I’m going to be blunt because people keep installing these “agent gateways” like they’re chat apps.
If you’re bridging untrusted text (DMs, group chats, anything from the public internet) into tool execution, prompt-injection isn’t some edge case. It’s the default. The Discourse API part is usually not the problem; the problem is when the agent can touch bash/process, the filesystem, or the network because “it’s just automation.”
Upstream docs/refs (so this isn’t hearsay):
- Security docs: Security - OpenClaw
- Repo SECURITY.md: openclaw/SECURITY.md at main · openclaw/openclaw · GitHub
- Repo README.md: openclaw/README.md at main · openclaw/openclaw · GitHub
And I dumped a small excerpt + sha256 manifest from what I pulled today here: OpenClaw_refs_manifest_and_excerpts.txt
The two lines people keep skipping
The README explicitly says the main session runs tools on the host by default (full access), and also points out agents.defaults.sandbox.mode: "non-main" as the way to force non-main sessions into Docker sandboxes. That’s already enough to tell you what the “happy path” threat model is: “it’s you, locally, trusted.” The minute you add DMs/bridges/public rooms, you’re no longer in that world.
Also: even in sandbox mode, the default allowlist in README still includes things like bash and process (plus read/write/edit capabilities). So “it’s sandboxed” isn’t the same thing as “it’s safe.”
What I consider the minimum sane setup on Windows
Don’t run this on bare Windows with admin rights and your real tokens. Put the executor in WSL2 or a Hyper‑V VM, run as a normal user, and assume anything the model can reach will eventually get hit by a malicious string.
Concrete starting point:
{
"agents": {
"defaults": {
"sandbox": { "mode": "non-main" }
}
},
"dmPolicy": "pairing",
"gateway": {
"bind": "127.0.0.1",
"auth": { "mode": "password" }
},
"elevated": false
}
That dmPolicy bit matters because “open DMs” is basically “anyone can become your operator.” SECURITY.md documents the DM access model and the pairing approval commands (openclaw pairing list/approve) — use them instead of trusting the internet.
Network egress: default-deny or don’t bother
If the agent gets popped, outbound access is how it turns into data exfil + cloud account damage. At an absolute minimum, block cloud metadata IPs even if you think you’re not in a cloud VM.
On Windows:
New-NetFirewallRule -DisplayName "Block metadata" -Direction Outbound -Action Block -RemoteAddress 169.254.169.254
Better is default-deny outbound from the VM/WSL2 environment and explicitly allow only the forum host + your chosen model endpoint(s). If you can’t do that, you’re gambling.

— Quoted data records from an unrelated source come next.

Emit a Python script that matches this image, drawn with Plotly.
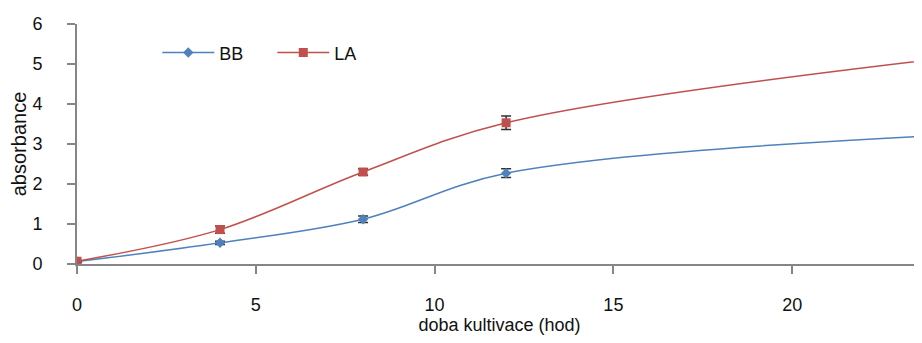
import plotly.graph_objects as go

hours = [0, 4, 8, 12, 24]
bb_values = [0.06, 0.53, 1.12, 2.27, 3.21]
bb_errors = [0.02, 0.04, 0.08, 0.11, 0.1]
la_values = [0.07, 0.86, 2.3, 3.53, 5.12]
la_errors = [0.02, 0.09, 0.08, 0.17, 0.1]

x_ticks = [0, 5, 10, 15, 20]
y_ticks = [0, 1, 2, 3, 4, 5, 6]

BLUE = "#4F81BD"
RED = "#C0504D"
AXIS = "#868686"
FONT = "Liberation Sans"

fig = go.Figure()
fig.add_trace(go.Scatter(
    x=hours, y=bb_values, name="BB", mode="lines+markers",
    line=dict(color=BLUE, width=1.5, shape="spline", smoothing=1),
    marker=dict(symbol="diamond", size=8, color=BLUE),
    error_y=dict(type="data", array=bb_errors, visible=True, color="#303030", thickness=1.5, width=5),
))
fig.add_trace(go.Scatter(
    x=hours, y=la_values, name="LA", mode="lines+markers",
    line=dict(color=RED, width=1.5, shape="spline", smoothing=1),
    marker=dict(symbol="square", size=9, color=RED),
    error_y=dict(type="data", array=la_errors, visible=True, color="#303030", thickness=1.5, width=5),
))

fig.update_layout(
    width=914, height=327,
    margin=dict(l=69, r=0, t=16, b=71),
    paper_bgcolor="white", plot_bgcolor="white",
    font=dict(family=FONT, size=18, color="#111111"),
    showlegend=True,
    legend=dict(orientation="h", x=0.095, y=0.88, xanchor="left", yanchor="middle",
                font=dict(size=18), bgcolor="rgba(0,0,0,0)",
                itemwidth=52, entrywidth=48, entrywidthmode="pixels"),
    xaxis=dict(
        range=[0, 23.63], tickvals=x_ticks, ticktext=[str(v) for v in x_ticks],
        showgrid=False, zeroline=False, showline=True, linecolor=AXIS, linewidth=2,
        ticks="outside", ticklen=8, tickwidth=2, tickcolor=AXIS,
        ticklabelstandoff=15, automargin=False,
        title=dict(text="doba kultivace (hod)", font=dict(size=18), standoff=7),
    ),
    yaxis=dict(
        range=[0, 6], tickvals=y_ticks,
        showgrid=False, zeroline=False, showline=True, linecolor=AXIS, linewidth=2,
        ticks="outside", ticklen=8, tickwidth=2, tickcolor=AXIS,
        ticklabelstandoff=21, automargin=False,
        title=dict(text="absorbance", font=dict(size=20), standoff=6),
    ),
)

fig.write_html("out.html")
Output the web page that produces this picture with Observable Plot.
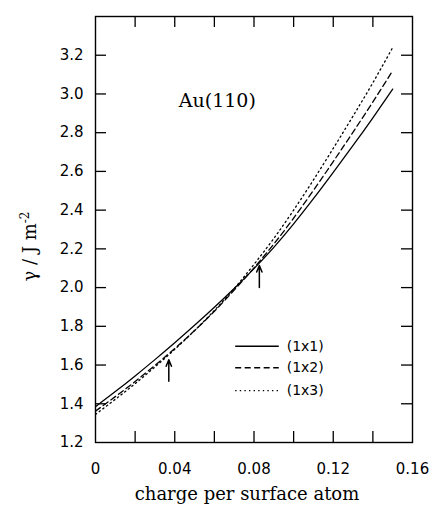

Container/VM hardening: make the sandbox suck (on purpose)
SECURITY.md calls out --read-only and --cap-drop=ALL. Use them. A lot of “agent compromises” are boring Linux post-exploitation once the model can run anything.
Example shape:
docker run --read-only --cap-drop=ALL --network none openclaw:latest
(You’ll need to selectively re-enable networking if the gateway has to talk out, but do it deliberately, not by accident.)
Logs are sensitive data
SECURITY.md notes session transcripts living under ~/.openclaw/agents/<agentId>/sessions/*.jsonl and that anyone with filesystem access can read them. That means prompts, tool args, pasted secrets, the whole mess. Treat that directory like credential material, because it often becomes credential material.
Run the audit tooling
Upstream SECURITY.md mentions openclaw security audit --deep (and --fix). If you’re going to run this for real, run the audit before you connect it to anything public.
If you’re new to this and reading all of the above thinking “yeah but that’s a lot of work,” then the correct move is: run OpenClaw in a mode where it can chat but can’t execute tools. Tooling is where the incident lives.